# Goal
All of the data that follows should be retyped exactly, please, except the pictures.

# Raw data
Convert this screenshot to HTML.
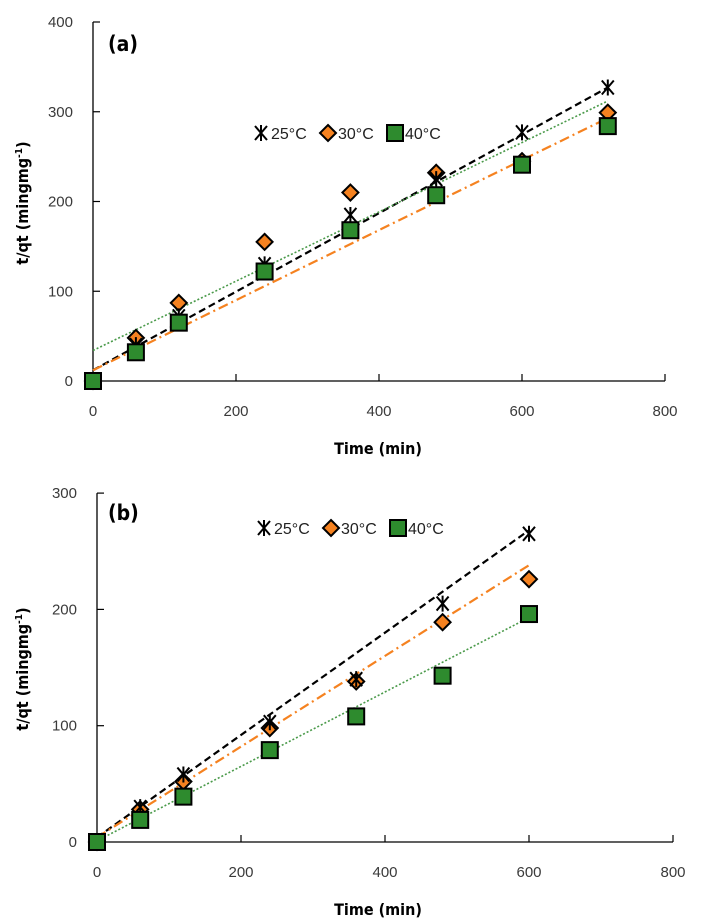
<!DOCTYPE html>
<html><head><meta charset="utf-8"><style>
body{margin:0;background:#fff;}
svg{display:block;font-family:"DejaVu Sans","Liberation Sans",sans-serif;}
.tick{font-size:15px;fill:#3a3a3a;font-family:"Liberation Sans",sans-serif;}
.ttl{font-size:16px;font-weight:bold;fill:#000;font-family:"DejaVu Sans Condensed","DejaVu Sans",sans-serif;}
.leg{font-size:16px;fill:#222;font-family:"Liberation Sans",sans-serif;}
</style></head><body>
<svg id="chart" width="708" height="923" viewBox="0 0 708 923"></svg>
<script>
const times = [0, 60, 120, 240, 360, 480, 600, 720];
const xTicks = [0, 200, 400, 600, 800];
const seriesLabels = ["25°C", "30°C", "40°C"];
// panel (a)
const a25 = [0, 40, 72, 130, 185, 225, 277, 327];
const a30 = [0, 48, 87, 155, 210, 232, 245, 299];
const a40 = [0, 32, 65, 122, 168, 207, 241, 284];
const aFit25 = [12, 327];
const aFit30 = [12, 293];
const aFit40 = [34, 312];
const aYTicks = [0, 100, 200, 300, 400];
// panel (b)
const timesB = [0, 60, 120, 240, 360, 480, 600];
const b25 = [0, 30, 58, 103, 140, 205, 265];
const b30 = [0, 28, 52, 98, 138, 189, 226];
const b40 = [0, 19, 39, 79, 108, 143, 196];
const bFit25 = [4, 268];
const bFit30 = [4, 238];
const bFit40 = [1, 193];
const bYTicks = [0, 100, 200, 300];

const NS = "http://www.w3.org/2000/svg";
const svg = document.getElementById("chart");
function mk(tag, attrs, parent) {
  const e = document.createElementNS(NS, tag);
  for (const k in attrs) e.setAttribute(k, attrs[k]);
  (parent || svg).appendChild(e);
  return e;
}

function marker(g, kind, cx, cy) {
  if (kind === 0) {
    const p = mk("path", {d: `M${cx-6},${cy-7}L${cx+6},${cy+7}M${cx+6},${cy-7}L${cx-6},${cy+7}M${cx},${cy-8}V${cy+8}`, stroke: "#000", "stroke-width": 2, fill: "none"}, g);
    
    
  } else if (kind === 1) {
    const p = mk("path", {d: `M${cx},${cy-8}L${cx+8},${cy}L${cx},${cy+8}L${cx-8},${cy}Z`, fill: "#f58220", stroke: "#000", "stroke-width": 2}, g);
    
    
  } else {
    const p = mk("rect", {x: cx-8, y: cy-8, width: 16, height: 16, fill: "#2e8b2e", stroke: "#000", "stroke-width": 2}, g);
    
    
  }
}

function panel(o) {
  const g = mk("g", {});
  
  
  const X = v => o.x0 + v * o.xs;
  const Y = v => o.y0 - v * o.ys;
  const yMax = o.yTicks[o.yTicks.length - 1];
  const ax = mk("path", {d: `M${X(0)},${Y(yMax)}V${Y(0)}H${X(800)}`, stroke: "#000", "stroke-width": 1.3, fill: "none"}, g);
  
  
  o.yTicks.forEach(v => {
    mk("line", {x1: X(0), x2: X(0) + 7, y1: Y(v), y2: Y(v), stroke: "#000", "stroke-width": 1.2}, g);
    const t = mk("text", {x: X(0) - 20, y: Y(v) + 5, "text-anchor": "end", class: "tick"}, g);
    t.textContent = v;
    
    
  });
  xTicks.forEach(v => {
    if (v > 0) mk("line", {x1: X(v), x2: X(v), y1: Y(0), y2: Y(0) - 7, stroke: "#000", "stroke-width": 1.2}, g);
    const t = mk("text", {x: X(v), y: Y(0) + 35, "text-anchor": "middle", class: "tick"}, g);
    t.textContent = v;
    
    
  });
  const xt = mk("text", {x: 378, y: Y(0) + 73, "text-anchor": "middle", class: "ttl"}, g);
  xt.textContent = "Time (min)";
  
  
  const yt = mk("text", {x: 0, y: 0, transform: `translate(28,${o.ytc}) rotate(-90)`, "text-anchor": "middle", class: "ttl"}, g);
  yt.innerHTML = 't/qt (mingmg<tspan dy="-6" font-size="10">-1</tspan><tspan dy="6">)</tspan>';
  
  
  const pl = mk("text", {x: 108, y: o.labY, class: "ttl"}, g);
  pl.setAttribute("style", "font-size:21px");
  pl.textContent = o.label;
  
  
  const styles = [
    {stroke: "#000", dash: "7,4", w: 2.2},
    {stroke: "#f58220", dash: "10,4,2,4", w: 2.2},
    {stroke: "#4a9a4a", dash: "2,2", w: 1.6}
  ];
  o.fits.forEach((f, i) => {
    const l = mk("line", {x1: X(0), y1: Y(f[0]), x2: X(o.tEnd), y2: Y(f[1]), stroke: styles[i].stroke, "stroke-width": styles[i].w, "stroke-dasharray": styles[i].dash}, g);
    
    
  });
  [1, 0, 2].forEach(i => {
    o.series[i].forEach((v, j) => marker(g, i, X(o.times[j]), Y(v)));
  });
  let lx = o.legX;
  seriesLabels.forEach((s, i) => {
    marker(g, i, lx + 6, o.legY - 5);
    const t = mk("text", {x: lx + 16, y: o.legY + 1, class: "leg"}, g);
    t.textContent = s;
    
    
    lx += 67;
  });
}

panel({name: "panel-a", x0: 93, xs: 0.715, y0: 381, ys: 0.8975, yTicks: aYTicks, times: times, tEnd: 720,
  series: [a25, a30, a40], fits: [aFit25, aFit30, aFit40], label: "(a)", labY: 51, ytc: 203, legX: 255, legY: 138});
panel({name: "panel-b", x0: 97, xs: 0.72, y0: 842, ys: 1.163, yTicks: bYTicks, times: timesB, tEnd: 600,
  series: [b25, b30, b40], fits: [bFit25, bFit30, bFit40], label: "(b)", labY: 520, ytc: 669, legX: 258, legY: 533});
</script>
</body></html>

# Result for this exercise
Convert this screenshot to HTML.
<!DOCTYPE html>
<html><head><meta charset="utf-8"><style>
body{margin:0;background:#fff;}
svg{display:block;font-family:"DejaVu Sans","Liberation Sans",sans-serif;}
.tick{font-size:15px;fill:#3a3a3a;font-family:"Liberation Sans",sans-serif;}
.ttl{font-size:16px;font-weight:bold;fill:#000;font-family:"DejaVu Sans Condensed","DejaVu Sans",sans-serif;}
.leg{font-size:16px;fill:#222;font-family:"Liberation Sans",sans-serif;}
</style></head><body>
<svg id="chart" width="708" height="923" viewBox="0 0 708 923"></svg>
<script>
const times = [0, 60, 120, 240, 360, 480, 600, 720];
const xTicks = [0, 200, 400, 600, 800];
const seriesLabels = ["25°C", "30°C", "40°C"];
// panel (a)
const a25 = [0, 40, 72, 130, 185, 225, 277, 327];
const a30 = [0, 48, 87, 155, 210, 232, 245, 299];
const a40 = [0, 32, 65, 122, 168, 207, 241, 284];
const aFit25 = [12, 327];
const aFit30 = [12, 293];
const aFit40 = [34, 312];
const aYTicks = [0, 100, 200, 300, 400];
// panel (b)
const timesB = [0, 60, 120, 240, 360, 480, 600];
const b25 = [0, 30, 58, 103, 140, 205, 265];
const b30 = [0, 28, 52, 98, 138, 189, 226];
const b40 = [0, 19, 39, 79, 108, 143, 196];
const bFit25 = [4, 268];
const bFit30 = [4, 238];
const bFit40 = [1, 193];
const bYTicks = [0, 100, 200, 300];

const NS = "http://www.w3.org/2000/svg";
const svg = document.getElementById("chart");
function mk(tag, attrs, parent) {
  const e = document.createElementNS(NS, tag);
  for (const k in attrs) e.setAttribute(k, attrs[k]);
  (parent || svg).appendChild(e);
  return e;
}

function marker(g, kind, cx, cy) {
  if (kind === 0) {
    const p = mk("path", {d: `M${cx-6},${cy-7}L${cx+6},${cy+7}M${cx+6},${cy-7}L${cx-6},${cy+7}M${cx},${cy-8}V${cy+8}`, stroke: "#000", "stroke-width": 2, fill: "none"}, g);
    
    
  } else if (kind === 1) {
    const p = mk("path", {d: `M${cx},${cy-8}L${cx+8},${cy}L${cx},${cy+8}L${cx-8},${cy}Z`, fill: "#f58220", stroke: "#000", "stroke-width": 2}, g);
    
    
  } else {
    const p = mk("rect", {x: cx-8, y: cy-8, width: 16, height: 16, fill: "#2e8b2e", stroke: "#000", "stroke-width": 2}, g);
    
    
  }
}

function panel(o) {
  const g = mk("g", {});
  
  
  const X = v => o.x0 + v * o.xs;
  const Y = v => o.y0 - v * o.ys;
  const yMax = o.yTicks[o.yTicks.length - 1];
  const ax = mk("path", {d: `M${X(0)},${Y(yMax)}V${Y(0)}H${X(800)}`, stroke: "#000", "stroke-width": 1.3, fill: "none"}, g);
  
  
  o.yTicks.forEach(v => {
    mk("line", {x1: X(0), x2: X(0) + 7, y1: Y(v), y2: Y(v), stroke: "#000", "stroke-width": 1.2}, g);
    const t = mk("text", {x: X(0) - 20, y: Y(v) + 5, "text-anchor": "end", class: "tick"}, g);
    t.textContent = v;
    
    
  });
  xTicks.forEach(v => {
    if (v > 0) mk("line", {x1: X(v), x2: X(v), y1: Y(0), y2: Y(0) - 7, stroke: "#000", "stroke-width": 1.2}, g);
    const t = mk("text", {x: X(v), y: Y(0) + 35, "text-anchor": "middle", class: "tick"}, g);
    t.textContent = v;
    
    
  });
  const xt = mk("text", {x: 378, y: Y(0) + 73, "text-anchor": "middle", class: "ttl"}, g);
  xt.textContent = "Time (min)";
  
  
  const yt = mk("text", {x: 0, y: 0, transform: `translate(28,${o.ytc}) rotate(-90)`, "text-anchor": "middle", class: "ttl"}, g);
  yt.innerHTML = 't/qt (mingmg<tspan dy="-6" font-size="10">-1</tspan><tspan dy="6">)</tspan>';
  
  
  const pl = mk("text", {x: 108, y: o.labY, class: "ttl"}, g);
  pl.setAttribute("style", "font-size:21px");
  pl.textContent = o.label;
  
  
  const styles = [
    {stroke: "#000", dash: "7,4", w: 2.2},
    {stroke: "#f58220", dash: "10,4,2,4", w: 2.2},
    {stroke: "#4a9a4a", dash: "2,2", w: 1.6}
  ];
  o.fits.forEach((f, i) => {
    const l = mk("line", {x1: X(0), y1: Y(f[0]), x2: X(o.tEnd), y2: Y(f[1]), stroke: styles[i].stroke, "stroke-width": styles[i].w, "stroke-dasharray": styles[i].dash}, g);
    
    
  });
  [1, 0, 2].forEach(i => {
    o.series[i].forEach((v, j) => marker(g, i, X(o.times[j]), Y(v)));
  });
  let lx = o.legX;
  seriesLabels.forEach((s, i) => {
    marker(g, i, lx + 6, o.legY - 5);
    const t = mk("text", {x: lx + 16, y: o.legY + 1, class: "leg"}, g);
    t.textContent = s;
    
    
    lx += 67;
  });
}

panel({name: "panel-a", x0: 93, xs: 0.715, y0: 381, ys: 0.8975, yTicks: aYTicks, times: times, tEnd: 720,
  series: [a25, a30, a40], fits: [aFit25, aFit30, aFit40], label: "(a)", labY: 51, ytc: 203, legX: 255, legY: 138});
panel({name: "panel-b", x0: 97, xs: 0.72, y0: 842, ys: 1.163, yTicks: bYTicks, times: timesB, tEnd: 600,
  series: [b25, b30, b40], fits: [bFit25, bFit30, bFit40], label: "(b)", labY: 520, ytc: 669, legX: 258, legY: 533});
</script>
</body></html>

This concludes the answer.